Fortunately, her university had a program in science writing. Nell signed up and didn’t look back. After graduation she wrote for magazines, and when NPR advertised for a science reporter she got the job. It’s work she loves so much that – in her spare time – she began writing essays about science, just for fun.
There was one about a spider who lived outside her kitchen window, another about black holes and a third about tornadoes – which terrified her kids.

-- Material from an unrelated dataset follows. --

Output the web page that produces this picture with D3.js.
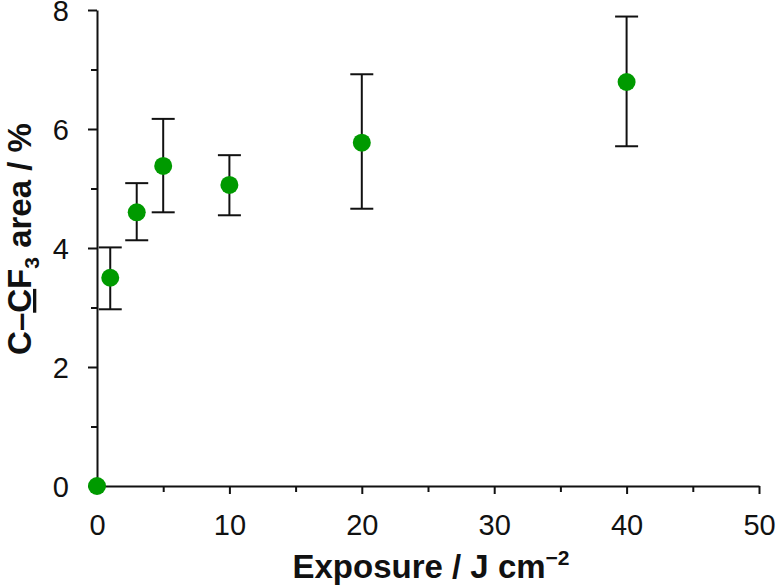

“That essay is a lot about how we’ve come to learn about tornadoes, and what we know about tornadoes and what we still don’t know about tornadoes, but it’s also about how – as a parent – you help your children deal with the uncertainties in life and the possibility of things just appearing out of nowhere that could shatter things, which is a real possibility, so what are you going to tell the kids? This is never going to happen? I just couldn’t do that.”
She called one of the nation’s leading experts on tornadoes and picked his brain about how to deal with her children’s phobia. Then there’s the essay about fleas, inspired by something Hermann Melville wrote about his whale-centric novel, Moby Dick.
“He talks about why he picked whales as his theme, and he’s saying that to have a mighty book you must have a mighty theme, and he was saying that no great and enduring volume could ever be written about the flea,’ and I thought, ‘That’s not nice. C’mon. Fleas are interesting,’ and so I started researching fleas, and researching how scientists have learned about fleas and also how artists and poets and philosophers have used fleas as metaphors.”
She learned that fleas could jump more than 50 times their own body length, that a male flea has a sex organ twice his body’s length, and that one of the world’s great experts on fleas was Miriam Rothschild.
“Her family, which was famous for banking and being wealthy was also into the natural sciences, and her father collected flea specimens, and she became a flea researcher.”
Another essay explores meteors.
“Scientists didn’t used to believe that rocks could fall from the sky. How could it fall from the clouds? Thomas Jefferson was really skeptical. He thought they must have come from volcanoes, but certainly not clouds. He was like ‘How is that possible?’”
And it was that topic which inspired the title of her book – a collection of these essays called Transient and Strange. The phrase appears in a poem by Walt Whitman about shooting stars.
“'Look at these meteors. They’re so transient and strange.' And then he says, ‘But what am I but another transient and strange being.’ It just seemed like a nice phrase, and also we got to put meteorites on the cover, which made me very happy. I do like meteorites.”
NPR’s Nell Greenfieldboyce will speak at the New Dominion Bookshop on Charlottesville’s downtown mall, Saturday at 7.